Faraday's external circuit was a galvanometer, basically a small magnetic compass with a horizontal needle, free to rotate on a pivot, and several hundred turns of wire wrapped in a coil over the needle. In use, the compass was aligned with the Earth's magnetic field such that the plane of the coil of wire was perpendicular to the needle. Passing a current through the coil created a small electromagnetic field that interacted with the magnetized compass needle to create a torque on the needle. The stronger the current, the more torque produced and the further the needle would deflect from its initial north-south orientation. This crude instrument is quite easy to make and can be made very sensitive by winding a lot of turns of fine wire around the compass case. One drawback to using it is the wire tends to cover up the compass needle making its deflection difficult to observe.
The phenomenon described above was later called the Law of Electromagnetic Induction. It is the basis for every electrical generator that produces electricity by rotating a magnetic field through one or more coils of insulated magnet wire. The voltage produced by such a device is predictable and is the basis for engineering design. The voltage is proportional to the product of the strength of the magnetic field, how fast the magnetic field is changing, and the inductance of the coil.
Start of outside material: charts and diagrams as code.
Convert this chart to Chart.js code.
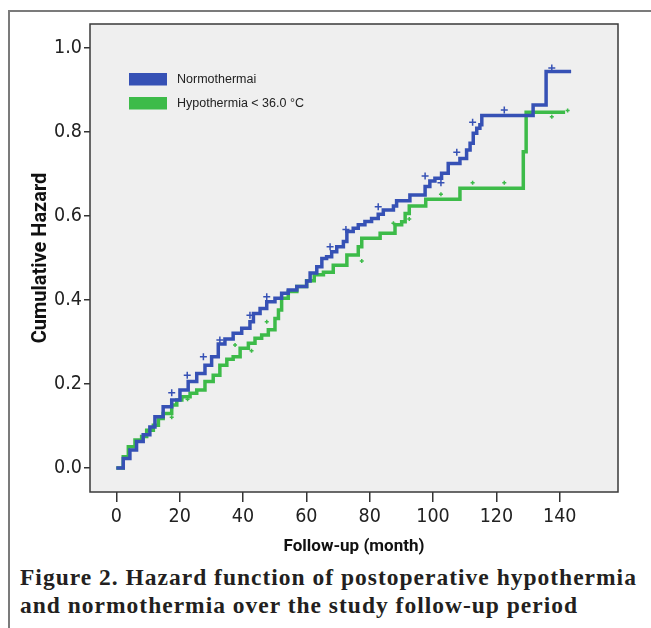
<!DOCTYPE html>
<html>
<head>
<meta charset="utf-8">
<script src="https://cdn.jsdelivr.net/npm/chart.js@4.4.1/dist/chart.umd.min.js"></script>
<style>
  body { margin: 0; background: #fff; }
  #fig { position: relative; width: 651px; height: 628px; overflow: hidden; background: #fff; }
  #frame { position: absolute; left: 8px; top: 10px; width: 700px; height: 700px;
           border-top: 2px solid #7b7b7b; border-left: 2px solid #7b7b7b; }
  #chart { position: absolute; left: 0; top: 0; }
  #caption { position: absolute; left: 20px; top: 563px; white-space: nowrap;
             font: bold 23.5px "Liberation Serif", serif; letter-spacing: 1px;
             line-height: 28px; color: #231f20; }
</style>
</head>
<body>
<div id="fig">
  <div id="frame"></div>
  <canvas id="chart" width="651" height="560"></canvas>
  <div id="caption">Figure 2. Hazard function of postoperative hypothermia<br>and normothermia over the study follow-up period</div>
</div>
<script>
// dados (meses, risco acumulado)
const seriesLabels = ['Normothermai', 'Hypothermia < 36.0 °C'];

const normoMonths = [0, 2.2, 4.3, 6.4, 8.5, 10.6, 12.2, 14.8, 17.5, 20.1, 22.7, 25.4, 28.0, 30.1, 32.2,
  34.3, 36.9, 39.6, 42.2, 43.3, 45.4, 47.5, 50.1, 52.2, 54.3, 57.0, 60.1, 61.2, 63.3, 64.9, 66.4, 68.0,
  69.6, 71.7, 72.8, 74.8, 76.4, 78.5, 80.6, 82.7, 84.3, 87.5, 88.5, 92.7, 97.5, 99.0, 100.6, 102.7,
  104.8, 108.5, 110.6, 111.7, 112.7, 113.8, 114.8, 115.4, 131.6, 135.7, 143.6];
const normoHazard = [0, 0.023, 0.043, 0.063, 0.079, 0.098, 0.122, 0.146, 0.162, 0.186, 0.206, 0.225, 0.245, 0.265, 0.295,
  0.307, 0.321, 0.333, 0.348, 0.368, 0.380, 0.396, 0.404, 0.416, 0.424, 0.432, 0.445, 0.464, 0.479, 0.499, 0.503, 0.515,
  0.527, 0.539, 0.563, 0.571, 0.579, 0.587, 0.594, 0.604, 0.614, 0.624, 0.636, 0.650, 0.670, 0.683, 0.690, 0.702,
  0.725, 0.737, 0.757, 0.773, 0.797, 0.809, 0.817, 0.839, 0.864, 0.944, 0.944];

const hypoMonths = [0, 2.2, 3.8, 5.9, 8.0, 9.6, 11.7, 13.3, 14.8, 17.5, 19.1, 20.7, 23.3, 25.4, 28.0,
  30.6, 32.7, 34.9, 36.9, 39.1, 41.7, 43.8, 45.9, 48.0, 50.1, 51.2, 52.2, 54.3, 57.0, 60.1, 62.5, 65.4,
  68.5, 72.8, 76.4, 77.5, 83.3, 88.0, 90.1, 91.2, 92.5, 97.7, 108.5, 128.5, 129.4, 141.7];
const hypoHazard = [0, 0.027, 0.051, 0.067, 0.075, 0.090, 0.102, 0.118, 0.130, 0.150, 0.162, 0.170, 0.178, 0.186, 0.206,
  0.221, 0.245, 0.259, 0.265, 0.285, 0.297, 0.309, 0.317, 0.329, 0.356, 0.376, 0.404, 0.420, 0.432, 0.446, 0.460, 0.466,
  0.483, 0.507, 0.527, 0.547, 0.559, 0.579, 0.586, 0.606, 0.624, 0.640, 0.666, 0.753, 0.847, 0.847];

// marcas de censura
const normoCensMonths = [17.5, 22.4, 27.5, 32.7, 42.2, 47.5, 67.5, 72.5, 82.7, 97.5, 102.5, 107.5, 112.5, 122.5, 137.5];
const normoCensHazard = [0.179, 0.221, 0.265, 0.305, 0.364, 0.408, 0.527, 0.568, 0.622, 0.695, 0.679, 0.752, 0.823, 0.852, 0.952];
const hypoCensMonths = [17.5, 22.5, 37.5, 42.7, 47.5, 77.5, 87.5, 92.5, 102.5, 112.5, 122.5, 137.5, 142.5];
const hypoCensHazard = [0.121, 0.164, 0.293, 0.279, 0.348, 0.493, 0.583, 0.593, 0.652, 0.679, 0.679, 0.836, 0.851];

const xTicks = [0, 20, 40, 60, 80, 100, 120, 140];
const yTicks = [0, 0.2, 0.4, 0.6, 0.8, 1.0];

const azul = '#3651b5';
const verde = '#3dbb49';

function pares(xs, ys) {
  return xs.map((x, i) => ({ x: x, y: ys[i] }));
}

// fundo cinza e moldura da área do gráfico
const moldura = {
  id: 'moldura',
  beforeDraw(chart) {
    const { ctx, chartArea: a } = chart;
    ctx.save();
    ctx.fillStyle = '#efefef';
    ctx.fillRect(a.left, a.top, a.width, a.height);
    ctx.restore();
  },
  afterDraw(chart) {
    const { ctx, chartArea: a } = chart;
    ctx.save();
    ctx.strokeStyle = '#3a3a3a';
    ctx.lineWidth = 1.5;
    ctx.strokeRect(a.left, a.top, a.width, a.height);
    ctx.restore();
  }
};

// legenda dentro da área do gráfico
const legendaInterna = {
  id: 'legendaInterna',
  afterDraw(chart) {
    const ctx = chart.ctx;
    ctx.save();
    ctx.font = '12.5px "Liberation Sans", Arial, sans-serif';
    ctx.textBaseline = 'middle';
    [0, 1].forEach(i => {
      const ds = chart.data.datasets[i];
      const y = 73 + i * 24;
      ctx.fillStyle = ds.borderColor;
      ctx.fillRect(129, y, 38, 12.5);
      ctx.fillStyle = '#222';
      ctx.fillText(ds.label, 177, y + 6.5);
    });
    ctx.restore();
  }
};

const fonteTicks = { family: "'Liberation Sans Narrow', 'Arial Narrow', 'DejaVu Sans Condensed', sans-serif", size: 19.5 };

new Chart(document.getElementById('chart'), {
  type: 'line',
  data: {
    datasets: [
      { label: seriesLabels[0], data: pares(normoMonths, normoHazard), borderColor: azul,
        borderWidth: 3.5, stepped: 'before', pointRadius: 0, fill: false },
      { label: seriesLabels[1], data: pares(hypoMonths, hypoHazard), borderColor: verde,
        borderWidth: 3.5, stepped: 'before', pointRadius: 0, fill: false },
      { type: 'scatter', label: 'c1', data: pares(normoCensMonths, normoCensHazard), pointStyle: 'cross',
        pointRadius: 3.5, borderColor: azul, borderWidth: 1.5, showLine: false },
      { type: 'scatter', label: 'c2', data: pares(hypoCensMonths, hypoCensHazard), pointStyle: 'cross',
        pointRadius: 2, borderColor: verde, borderWidth: 1.5, showLine: false }
    ]
  },
  options: {
    responsive: false,
    animation: false,
    layout: { padding: { left: 0, top: 24, right: 33, bottom: 0 } },
    plugins: { legend: { display: false }, tooltip: { enabled: false } },
    scales: {
      x: {
        type: 'linear',
        min: -8.3,
        max: 158.4,
        afterBuildTicks: s => { s.ticks = xTicks.map(v => ({ value: v })); },
        afterFit: s => { s.height = 68; },
        grid: { drawOnChartArea: false, tickLength: 10, color: '#333', lineWidth: 1.5 },
        border: { display: false },
        ticks: { font: fonteTicks, color: '#222', padding: 3, maxRotation: 0 },
        title: { display: true, text: 'Follow-up (month)', color: '#111',
                 font: { family: 'Roboto', weight: 'bold', size: 17 }, padding: { top: 0, bottom: 3 } }
      },
      y: {
        min: -0.057,
        max: 1.057,
        afterBuildTicks: s => { s.ticks = yTicks.map(v => ({ value: v })); },
        afterFit: s => { s.width = 90; },
        grid: { drawOnChartArea: false, tickLength: 6, color: '#333', lineWidth: 1.5 },
        border: { display: false },
        ticks: { font: fonteTicks, color: '#222', padding: 2, callback: v => v.toFixed(1) },
        title: { display: true, text: 'Cumulative Hazard', color: '#111',
                 font: { family: 'Roboto', weight: 'bold', size: 20 }, padding: { top: 29, bottom: 0 } }
      }
    }
  },
  plugins: [moldura, legendaInterna]
});
</script>
</body>
</html>
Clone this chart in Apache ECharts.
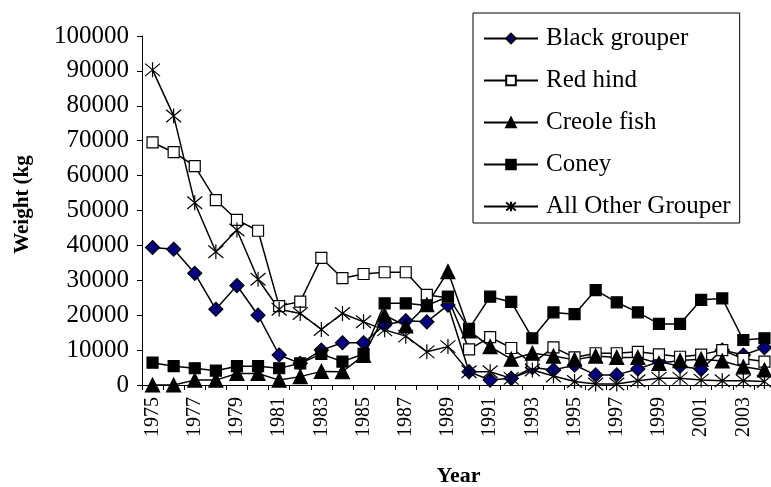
<!DOCTYPE html>
<html>
<head>
<meta charset="utf-8">
<script src="https://cdn.jsdelivr.net/npm/echarts@6/dist/echarts.min.js"></script>
<style>html,body{margin:0;padding:0;background:#fff;}#c{width:771px;height:487px;}</style>
</head>
<body>
<div id="c"></div>
<script>
const years = ['1975','1976','1977','1978','1979','1980','1981','1982','1983','1984','1985','1986','1987','1988','1989','1990','1991','1992','1993','1994','1995','1996','1997','1998','1999','2000','2001','2002','2003','2004'];
const blackGrouper = [39400, 38900, 32000, 21700, 28500, 20000, 8600, 6200, 10000, 12100, 12100, 17200, 18400, 18100, 22900, 3800, 1400, 1900, 5000, 4300, 5700, 2900, 2900, 4600, 6700, 5400, 4500, 10000, 8600, 10700];
const redHind = [69500, 66700, 62700, 53000, 47300, 44200, 22600, 23900, 36400, 30600, 31800, 32300, 32300, 25800, 25000, 10200, 13700, 10600, 6200, 10800, 7900, 9100, 9100, 9500, 8800, 8100, 8700, 10000, 7500, 6700];
const creoleFish = [0, 0, 1400, 1400, 3300, 3300, 1400, 2400, 3900, 3800, 8500, 20000, 16900, 23000, 32500, 15500, 11000, 7400, 9100, 8300, 7200, 8300, 7900, 7900, 6200, 7000, 7400, 6900, 5200, 4300];
const coney = [6400, 5400, 4800, 4100, 5400, 5400, 4800, 6200, 8900, 6700, 8900, 23400, 23400, 22800, 25300, 16100, 25300, 23800, 13400, 20800, 20300, 27200, 23700, 20800, 17500, 17500, 24400, 24800, 12900, 13400];
const allOther = [90300, 77100, 52200, 38200, 44400, 30300, 21700, 20500, 15900, 20500, 18100, 15800, 14000, 9500, 11000, 3800, 3800, 1900, 4300, 2600, 1000, 300, 300, 1200, 1900, 1900, 1400, 1200, 1200, 1000];
const seriesNames = ['Black grouper', 'Red hind', 'Creole fish', 'Coney', 'All Other Grouper'];

const FONT = '"Liberation Serif", "Times New Roman", serif';
const starPath = 'path://M0 1L10 11M10 1L0 11M5 0L5 12';

function mk(name, data, symbol, size, fill) {
  return {
    name: name, type: 'line', data: data, symbol: symbol, symbolSize: size,
    showAllSymbol: true,
    lineStyle: { color: '#000', width: 1.5 },
    itemStyle: { color: fill, borderColor: '#000', borderWidth: 1.2 },
    emphasis: { disabled: true },
    animation: false
  };
}

const chart = echarts.init(document.getElementById('c'));
chart.setOption({
  backgroundColor: '#fff',
  animation: false,
  grid: { left: 142, top: 36, width: 633, height: 349, containLabel: false, outerBoundsMode: 'none' },
  legend: {
    orient: 'vertical', left: 473, top: 13,
    borderColor: '#000', borderWidth: 1,
    padding: [13, 9, 4, 10],
    itemWidth: 54, itemHeight: 12, itemGap: 17,
    textStyle: { fontFamily: FONT, fontSize: 25, color: '#000', padding: [0, 0, 0, 3] },
    data: seriesNames
  },
  xAxis: {
    type: 'category', data: years, boundaryGap: true,
    name: 'Year', nameLocation: 'middle', nameGap: 80,
    nameTextStyle: { fontFamily: FONT, fontSize: 22, fontWeight: 'bold', color: '#000' },
    axisLine: { lineStyle: { color: '#000', width: 1 } },
    axisTick: { show: true, interval: 0, length: 5, inside: false, lineStyle: { color: '#000' } },
    axisLabel: { interval: 1, rotate: 90, margin: 12, fontFamily: FONT, fontSize: 20, color: '#000' },
    splitLine: { show: false }
  },
  yAxis: {
    type: 'value', min: 0, max: 100000, interval: 10000,
    name: 'Weight (kg', nameLocation: 'middle', nameGap: 109, nameRotate: 90,
    nameTextStyle: { fontFamily: FONT, fontSize: 21, fontWeight: 'bold', color: '#000', padding: [0, 0, 0, 12] },
    axisLine: { show: true, lineStyle: { color: '#000', width: 1 } },
    axisTick: { show: true, length: 5, lineStyle: { color: '#000' } },
    axisLabel: { margin: 13, fontFamily: FONT, fontSize: 25, color: '#000', formatter: function (v) { return String(v); } },
    splitLine: { show: false }
  },
  series: [
    mk(seriesNames[0], blackGrouper, 'diamond', 14, '#000080'),
    mk(seriesNames[1], redHind, 'rect', 11, '#fff'),
    mk(seriesNames[2], creoleFish, 'triangle', 14, '#000'),
    mk(seriesNames[3], coney, 'rect', 11, '#000'),
    mk(seriesNames[4], allOther, starPath, 15, '#000')
  ]
});
</script>
</body>
</html>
A novel, and perhaps even practical, use of the principle of magnetic induction was the commercial sale of a "flashlight" consisting of a coil of wire wound inside a plastic tube, a small rechargeable battery, a small light bulb or light-emitting diode, and a small but powerful rare-earth magnet that slide freely inside the coil when the plastic tube was shaken back and forth (or up and down). Shaking the tube to move the rare-earth magnet back and forth through the coil of wire would cause the light bulb (generally a "grain of wheat" bulb) or the LED to illuminate. Continued vigorous shaking would "charge" the rechargeable battery, much as sunlight recharges the battery in solar path-lighting. To keep cost to a minimum, there was no on/off switch.
The above paragraph describes a method of generating electricity that is pretty simple, given that
you already have the technology to produce powerful rare-earth magnets, refine copper ore to copper ingots and draw those ingots down to fine copper wires, a method to insulate the copper wire (Faraday used a silk or cotton cloth-wrapping but this was (much) later changed to a flexible enamel coating), a way to produce small light bulbs or light-emitting diodes, and a clear plastic tube in which to package everything. I suppose you could also ream out a wooden stick to use instead of a plastic tube.
So, my final questions for you: just what are you bringing to this party, other than your imagination? What study and research have you done? This is not a teaching forum,
per se. We help those who help themselves by engaging in a dialog of back and forth communication, hopefully clearing up any misunderstandings.